There are two primary reasons for blackouts in California. Insufficient generation capacity and infrastructure that can’t deliver power to where it’s necessary. Market issues may cause another trigger. Let’s explore these ideas.
The California blackouts and why they took place
The infamous rolling blackout that occurred in California around two decades ago was due to the Enron-fueled energy crisis. The first case since then was last year. Poor planning, as well as heatwaves in Los Angeles, are triggers of blackouts. The California Independent System Operator, also known as CAISO, runs most of the state’s power grid. Additionally, they are in charge of ensuring that this doesn’t occur again. The recent rolling blackouts were caused by a heatwave that occurred in California that spiked up demand. The State did not have enough resources to fulfil the demand, and they fell into a sudden blackout. It took place because of weather conditions and lack of planning. As a result, San Diego and most of California were in darkness.

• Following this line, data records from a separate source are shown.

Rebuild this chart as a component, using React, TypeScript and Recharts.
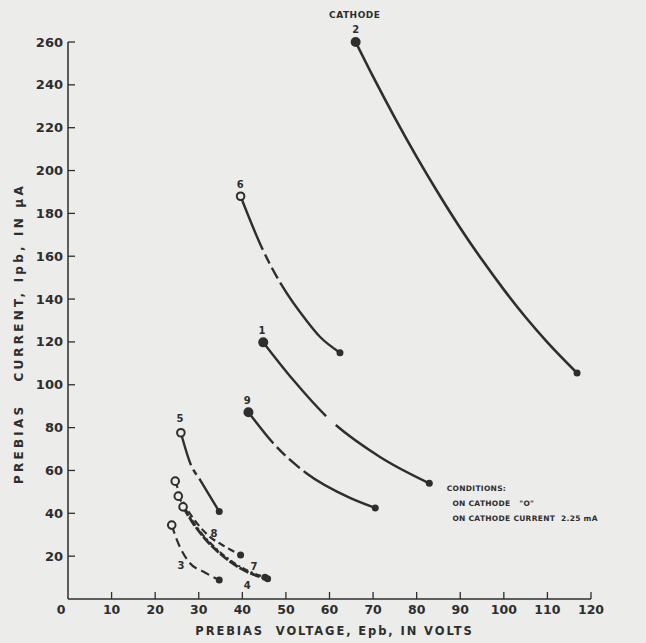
import { LineChart, Line, XAxis, YAxis, ReferenceDot } from "recharts"

const INK = "#2e2e2e"
const PAPER = "#ececea"
const FONT = "'DejaVu Sans', Verdana, sans-serif"

const xTicks = [0, 10, 20, 30, 40, 50, 60, 70, 80, 90, 100, 110, 120]
const yTicks = [0, 20, 40, 60, 80, 100, 120, 140, 160, 180, 200, 220, 240, 260]

// prebias voltage (x) vs prebias current (y), per cathode
const cathode2 = [
  { x: 66.0, y: 260 },
  { x: 70, y: 243.8 },
  { x: 75, y: 224.6 },
  { x: 80, y: 206.4 },
  { x: 85, y: 189.3 },
  { x: 90, y: 173.2 },
  { x: 95, y: 158.3 },
  { x: 100, y: 144.4 },
  { x: 105, y: 131.5 },
  { x: 110, y: 119.8 },
  { x: 116.8, y: 105.5 },
]
const cathode6 = [
  { x: 39.6, y: 188 },
  { x: 44.7, y: 163 },
  { x: 49.0, y: 146.6 },
  { x: 54.7, y: 130 },
  { x: 57.8, y: 122.4 },
  { x: 62.4, y: 115 },
]
const cathode1 = [
  { x: 44.8, y: 119.8 },
  { x: 51.7, y: 102.2 },
  { x: 59.2, y: 85.4 },
  { x: 71.5, y: 66.4 },
  { x: 82.9, y: 54 },
]
const cathode9 = [
  { x: 41.4, y: 87.2 },
  { x: 47.1, y: 72.7 },
  { x: 54.7, y: 58.7 },
  { x: 64.7, y: 47.2 },
  { x: 70.5, y: 42.5 },
]
const cathode5 = [
  { x: 25.9, y: 77.6 },
  { x: 28.2, y: 62.6 },
  { x: 30.3, y: 55.6 },
  { x: 34.7, y: 40.8 },
]
const cathode8 = [
  { x: 24.6, y: 55 },
  { x: 26.5, y: 45 },
  { x: 29, y: 37 },
  { x: 32, y: 30 },
  { x: 36, y: 24.5 },
  { x: 39.6, y: 20.5 },
]
const cathode7 = [
  { x: 25.3, y: 48 },
  { x: 27.5, y: 40 },
  { x: 30.5, y: 31 },
  { x: 34, y: 23.5 },
  { x: 38, y: 17 },
  { x: 42, y: 12.5 },
  { x: 45.2, y: 10.2 },
]
const cathode4 = [
  { x: 26.4, y: 43 },
  { x: 28.5, y: 36 },
  { x: 31.5, y: 28 },
  { x: 35, y: 21 },
  { x: 39, y: 15 },
  { x: 42.5, y: 11.5 },
  { x: 45.8, y: 9.5 },
]
const cathode3 = [
  { x: 23.8, y: 34.5 },
  { x: 25, y: 27.5 },
  { x: 28, y: 16.7 },
  { x: 31.1, y: 12.7 },
  { x: 34.7, y: 8.9 },
]

const curveLabels = [
  { x: 65.8, y: 272.6, text: "CATHODE" },
  { x: 66.0, y: 266.1, text: "2" },
  { x: 39.5, y: 193.3, text: "6" },
  { x: 44.5, y: 125.6, text: "1" },
  { x: 41.1, y: 92.9, text: "9" },
  { x: 25.7, y: 84.5, text: "5" },
  { x: 33.5, y: 30.8, text: "8" },
  { x: 42.7, y: 15.4, text: "7" },
  { x: 25.9, y: 15.9, text: "3" },
  { x: 41.1, y: 6.5, text: "4" },
]

const conditions = [
  { x: 86.9, y: 51.8, text: "CONDITIONS:" },
  { x: 88.2, y: 44.8, text: "ON CATHODE   \"O\"" },
  { x: 88.2, y: 37.8, text: "ON CATHODE CURRENT  2.25 mA" },
]

const curves = [
  { id: "2", data: cathode2, start: "filled", dash: undefined, width: 2.6 },
  { id: "6", data: cathode6, start: "open", dash: "58 5 10 5 12 5 400", width: 2.4 },
  { id: "1", data: cathode1, start: "filled", dash: "97 13 400", width: 2.4 },
  { id: "9", data: cathode9, start: "filled", dash: "40 5 12 5 14 5 400", width: 2.4 },
  { id: "5", data: cathode5, start: "open", dash: "34 5 6 5 300", width: 2.4 },
  { id: "8", data: cathode8, start: "open", dash: "7 4", width: 2.2 },
  { id: "7", data: cathode7, start: "open", dash: "6 3 2 3", width: 2.2 },
  { id: "4", data: cathode4, start: "open", dash: "10 2", width: 2.8 },
  { id: "3", data: cathode3, start: "open", dash: "9 5", width: 2.2 },
]

function makeDot(start: string, last: number) {
  return (p: any) => {
    const { cx, cy, index } = p
    if (index === 0) {
      if (start === "filled") return <circle key={`s${index}`} cx={cx} cy={cy} r={5} fill={INK} />
      return <circle key={`s${index}`} cx={cx} cy={cy} r={3.8} fill={PAPER} stroke={INK} strokeWidth={2} />
    }
    if (index === last) return <circle key={`e${index}`} cx={cx} cy={cy} r={3.5} fill={INK} />
    return <g key={`n${index}`} />
  }
}

const XTick = (p: any) => {
  const { x, y, payload } = p
  return (
    <g>
      {payload.value !== 0 && <line x1={x} y1={y} x2={x} y2={y - 7} stroke={INK} strokeWidth={1.3} />}
      <text x={payload.value === 0 ? x - 7 : x} y={y + 15} textAnchor="middle" fill={INK} fontSize={12.5} fontWeight="bold" fontFamily={FONT}>
        {payload.value}
      </text>
    </g>
  )
}

const YTick = (p: any) => {
  const { x, y, payload } = p
  if (payload.value === 0) return <g />
  return (
    <g>
      <line x1={x} y1={y} x2={x + 7} y2={y} stroke={INK} strokeWidth={1.3} />
      <text x={x - 5} y={y + 4.5} textAnchor="end" fill={INK} fontSize={13} fontWeight="bold" fontFamily={FONT}>
        {payload.value}
      </text>
    </g>
  )
}

const textLabel = (text: string, anchor: string, size: number, spacing: number) => (props: any) => {
  const { viewBox } = props
  return (
    <text x={viewBox.x} y={viewBox.y + size * 0.36} textAnchor={anchor} fill={INK} fontSize={size} fontWeight="bold"
      fontFamily={FONT} letterSpacing={spacing} style={{ whiteSpace: "pre" }}>
      {text}
    </text>
  )
}

export default function App() {
  return (
    <div style={{ position: "absolute", left: 0, top: 0, width: 646, height: 643, background: PAPER }}>
      <LineChart width={646} height={643} margin={{ top: 42, right: 55, bottom: 0, left: 0 }}>
        <XAxis
          type="number"
          dataKey="x"
          domain={[0, 120]}
          ticks={xTicks}
          height={44}
          tickSize={0}
          tickMargin={0}
          tickLine={false}
          tick={XTick}
          axisLine={{ stroke: INK, strokeWidth: 1.5 }}
          label={{
            content: (props: any) => {
              const { viewBox } = props
              return (
                <text x={viewBox.x + viewBox.width / 2 + 5} y={viewBox.y + 36} textAnchor="middle" fill={INK} fontSize={11.5}
                  fontWeight="bold" fontFamily={FONT} letterSpacing={1.9} style={{ whiteSpace: "pre" }}>
                  {"PREBIAS  VOLTAGE, Epb, IN VOLTS"}
                </text>
              )
            },
          }}
        />
        <YAxis
          type="number"
          dataKey="y"
          domain={[0, 260]}
          ticks={yTicks}
          width={68}
          tickSize={0}
          tickMargin={0}
          tickLine={false}
          tick={YTick}
          axisLine={{ stroke: INK, strokeWidth: 1.5 }}
          label={{
            content: (props: any) => {
              const { viewBox } = props
              const cx = 19
              const cy = viewBox.y + viewBox.height / 2 + 13
              return (
                <text x={cx} y={cy} transform={`rotate(-90 ${cx} ${cy})`} dy={4} textAnchor="middle" fill={INK} fontSize={12}
                  fontWeight="bold" fontFamily={FONT} letterSpacing={3.2} style={{ whiteSpace: "pre" }}>
                  {"PREBIAS   CURRENT, Ipb, IN μA"}
                </text>
              )
            },
          }}
        />
        {curves.map((c) => (
          <Line
            key={c.id}
            data={c.data}
            dataKey="y"
            type="monotone"
            stroke={INK}
            strokeWidth={c.width}
            strokeDasharray={c.dash}
            dot={makeDot(c.start, c.data.length - 1)}
            activeDot={false}
            isAnimationActive={false}
          />
        ))}
        {curveLabels.map((l) => (
          <ReferenceDot key={l.text} x={l.x} y={l.y} r={0} ifOverflow="visible"
            label={{ content: textLabel(l.text, "middle", l.text.length > 1 ? 9 : 10, l.text.length > 1 ? 0.5 : 0) }} />
        ))}
        {conditions.map((l) => (
          <ReferenceDot key={l.text} x={l.x} y={l.y} r={0} ifOverflow="visible"
            label={{ content: textLabel(l.text, "start", 7.5, 0.3) }} />
        ))}
      </LineChart>
    </div>
  )
}
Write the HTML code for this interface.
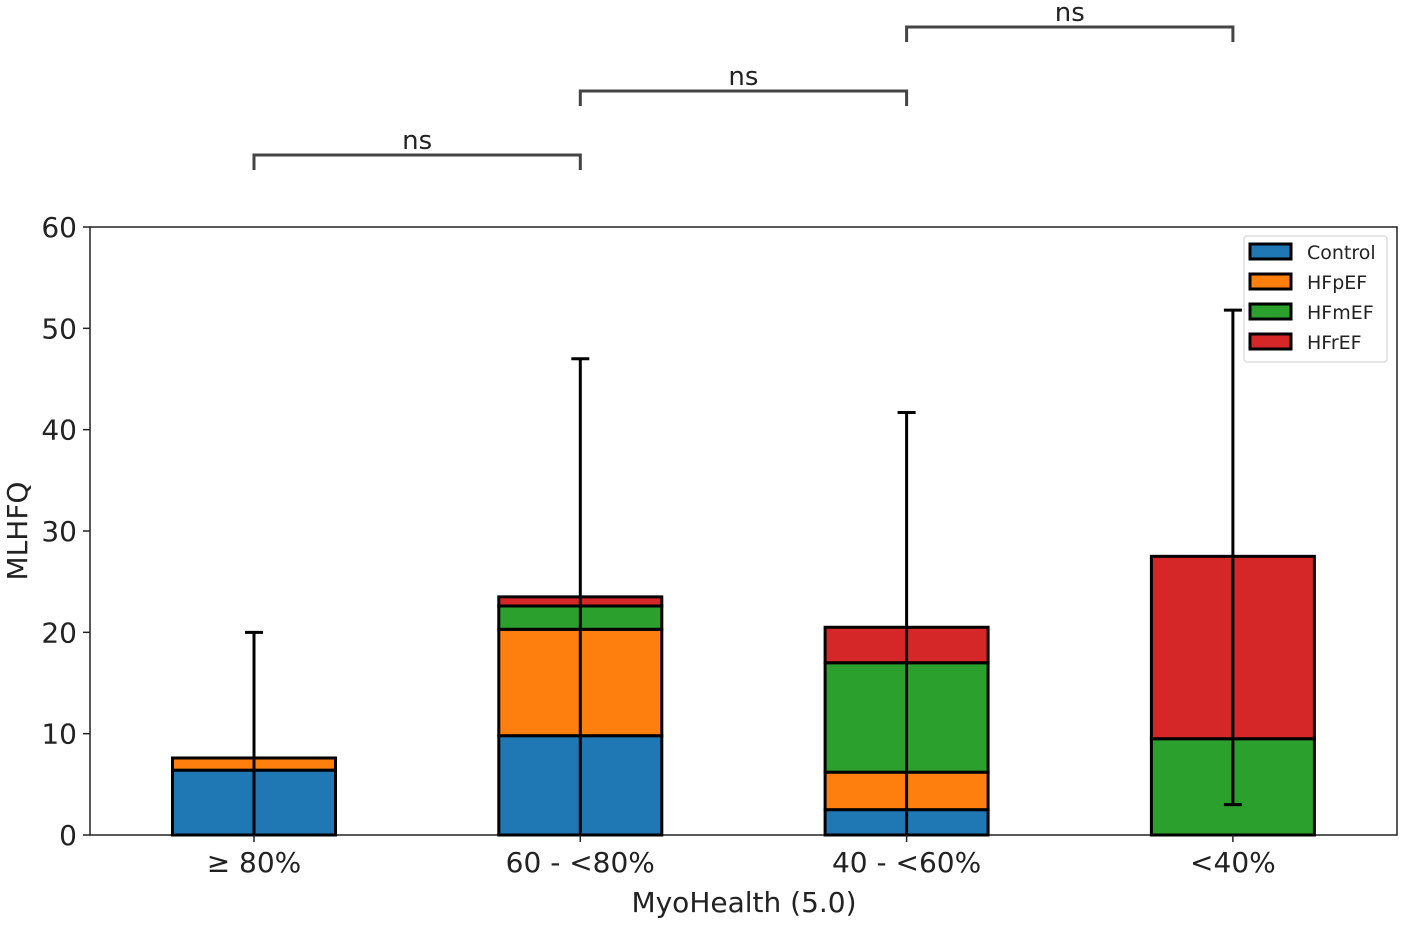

Solutions offered by the state
To avoid rotating outages, the head of CAISO President and Chief Executive Officer Elliot Mainzer approached the Federal Energy Regulatory Commission to ask if California could hold power meant for other states to reduce triggers of blackouts and FERC agreed. As a result, many other states and Utility providers were outraged, but as of now, they haven’t rerouted power that was meant for another state.
Additionally, The Executive director of the California Alliance for Renewable Energy Solutions mentioned in a statement that Energy storage for long periods is the key to avoiding blackouts. As they can store and distribute large amounts of renewable energy, they should invest in storage projects while they can.
What Residents Can Do To Avoid Triggers of Blackouts
As a resident or business, a good option would be to invest in solar modules. It can be helpful by deriving power from the heat instead of depending on the grid. If you also choose to invest in a battery, for example, the Tesla Powerwall, you can store the energy left over to use during the night when there is no sun.
Since California was one of the first states to set a goal to reach 100% clean energy, it will help in the future in the case of blackouts. They currently have 29.9 GW of solar power and 6 GW of wind power, which is still growing!